TASK INSTRUCTIONS =>
Quote the data below in full, minus the images.
+++ SUPPLIED MATERIAL +++
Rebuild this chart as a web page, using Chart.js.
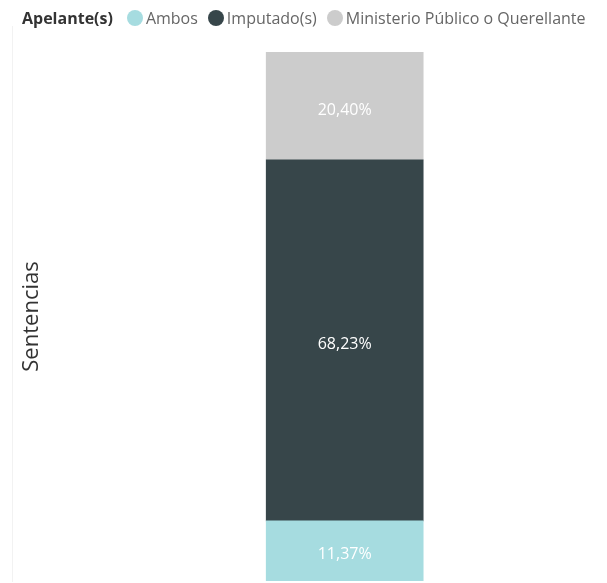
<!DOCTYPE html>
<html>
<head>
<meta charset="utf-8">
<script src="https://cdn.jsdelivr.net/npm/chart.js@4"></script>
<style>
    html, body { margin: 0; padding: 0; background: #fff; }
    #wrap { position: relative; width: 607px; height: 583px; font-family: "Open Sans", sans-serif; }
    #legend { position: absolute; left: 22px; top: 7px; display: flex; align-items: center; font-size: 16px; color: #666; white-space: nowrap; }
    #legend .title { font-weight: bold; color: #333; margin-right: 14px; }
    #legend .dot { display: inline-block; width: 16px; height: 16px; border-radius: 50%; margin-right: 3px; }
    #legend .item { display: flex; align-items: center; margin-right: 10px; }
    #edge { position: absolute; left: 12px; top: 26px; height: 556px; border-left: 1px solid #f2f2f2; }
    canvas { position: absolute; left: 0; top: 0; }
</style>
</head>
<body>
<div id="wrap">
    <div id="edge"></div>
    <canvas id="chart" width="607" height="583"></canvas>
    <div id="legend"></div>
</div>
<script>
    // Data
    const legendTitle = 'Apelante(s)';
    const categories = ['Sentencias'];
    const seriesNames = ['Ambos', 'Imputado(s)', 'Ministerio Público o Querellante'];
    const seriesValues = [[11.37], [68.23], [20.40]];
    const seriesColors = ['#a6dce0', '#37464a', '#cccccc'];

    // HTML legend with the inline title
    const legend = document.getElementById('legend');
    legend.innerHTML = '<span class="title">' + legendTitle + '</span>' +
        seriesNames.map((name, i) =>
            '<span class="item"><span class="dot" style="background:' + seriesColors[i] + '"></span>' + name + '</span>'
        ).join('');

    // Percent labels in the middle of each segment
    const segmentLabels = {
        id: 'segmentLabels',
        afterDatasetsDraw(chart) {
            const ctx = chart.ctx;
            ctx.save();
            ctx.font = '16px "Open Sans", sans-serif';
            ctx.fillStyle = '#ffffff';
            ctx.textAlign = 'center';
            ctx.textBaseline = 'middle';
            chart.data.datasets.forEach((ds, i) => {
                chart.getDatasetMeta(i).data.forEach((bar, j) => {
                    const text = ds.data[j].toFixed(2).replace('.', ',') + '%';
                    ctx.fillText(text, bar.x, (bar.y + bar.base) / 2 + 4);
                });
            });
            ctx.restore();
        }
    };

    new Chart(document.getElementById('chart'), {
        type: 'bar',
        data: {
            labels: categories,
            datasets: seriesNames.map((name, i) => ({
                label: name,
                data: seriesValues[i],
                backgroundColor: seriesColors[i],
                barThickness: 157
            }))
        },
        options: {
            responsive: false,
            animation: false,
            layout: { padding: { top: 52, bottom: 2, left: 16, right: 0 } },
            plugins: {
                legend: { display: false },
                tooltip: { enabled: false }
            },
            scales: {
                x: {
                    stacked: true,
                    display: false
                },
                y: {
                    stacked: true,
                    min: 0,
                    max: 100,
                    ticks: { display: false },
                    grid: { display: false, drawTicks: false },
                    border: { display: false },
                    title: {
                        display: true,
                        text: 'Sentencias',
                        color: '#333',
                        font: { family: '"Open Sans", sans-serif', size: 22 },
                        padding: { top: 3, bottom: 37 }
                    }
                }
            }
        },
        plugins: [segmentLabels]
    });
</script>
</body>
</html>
+++
FULL ANSWER =>
Rebuild this chart as a web page, using Chart.js.
<!DOCTYPE html>
<html>
<head>
<meta charset="utf-8">
<script src="https://cdn.jsdelivr.net/npm/chart.js@4"></script>
<style>
    html, body { margin: 0; padding: 0; background: #fff; }
    #wrap { position: relative; width: 607px; height: 583px; font-family: "Open Sans", sans-serif; }
    #legend { position: absolute; left: 22px; top: 7px; display: flex; align-items: center; font-size: 16px; color: #666; white-space: nowrap; }
    #legend .title { font-weight: bold; color: #333; margin-right: 14px; }
    #legend .dot { display: inline-block; width: 16px; height: 16px; border-radius: 50%; margin-right: 3px; }
    #legend .item { display: flex; align-items: center; margin-right: 10px; }
    #edge { position: absolute; left: 12px; top: 26px; height: 556px; border-left: 1px solid #f2f2f2; }
    canvas { position: absolute; left: 0; top: 0; }
</style>
</head>
<body>
<div id="wrap">
    <div id="edge"></div>
    <canvas id="chart" width="607" height="583"></canvas>
    <div id="legend"></div>
</div>
<script>
    // Data
    const legendTitle = 'Apelante(s)';
    const categories = ['Sentencias'];
    const seriesNames = ['Ambos', 'Imputado(s)', 'Ministerio Público o Querellante'];
    const seriesValues = [[11.37], [68.23], [20.40]];
    const seriesColors = ['#a6dce0', '#37464a', '#cccccc'];

    // HTML legend with the inline title
    const legend = document.getElementById('legend');
    legend.innerHTML = '<span class="title">' + legendTitle + '</span>' +
        seriesNames.map((name, i) =>
            '<span class="item"><span class="dot" style="background:' + seriesColors[i] + '"></span>' + name + '</span>'
        ).join('');

    // Percent labels in the middle of each segment
    const segmentLabels = {
        id: 'segmentLabels',
        afterDatasetsDraw(chart) {
            const ctx = chart.ctx;
            ctx.save();
            ctx.font = '16px "Open Sans", sans-serif';
            ctx.fillStyle = '#ffffff';
            ctx.textAlign = 'center';
            ctx.textBaseline = 'middle';
            chart.data.datasets.forEach((ds, i) => {
                chart.getDatasetMeta(i).data.forEach((bar, j) => {
                    const text = ds.data[j].toFixed(2).replace('.', ',') + '%';
                    ctx.fillText(text, bar.x, (bar.y + bar.base) / 2 + 4);
                });
            });
            ctx.restore();
        }
    };

    new Chart(document.getElementById('chart'), {
        type: 'bar',
        data: {
            labels: categories,
            datasets: seriesNames.map((name, i) => ({
                label: name,
                data: seriesValues[i],
                backgroundColor: seriesColors[i],
                barThickness: 157
            }))
        },
        options: {
            responsive: false,
            animation: false,
            layout: { padding: { top: 52, bottom: 2, left: 16, right: 0 } },
            plugins: {
                legend: { display: false },
                tooltip: { enabled: false }
            },
            scales: {
                x: {
                    stacked: true,
                    display: false
                },
                y: {
                    stacked: true,
                    min: 0,
                    max: 100,
                    ticks: { display: false },
                    grid: { display: false, drawTicks: false },
                    border: { display: false },
                    title: {
                        display: true,
                        text: 'Sentencias',
                        color: '#333',
                        font: { family: '"Open Sans", sans-serif', size: 22 },
                        padding: { top: 3, bottom: 37 }
                    }
                }
            }
        },
        plugins: [segmentLabels]
    });
</script>
</body>
</html>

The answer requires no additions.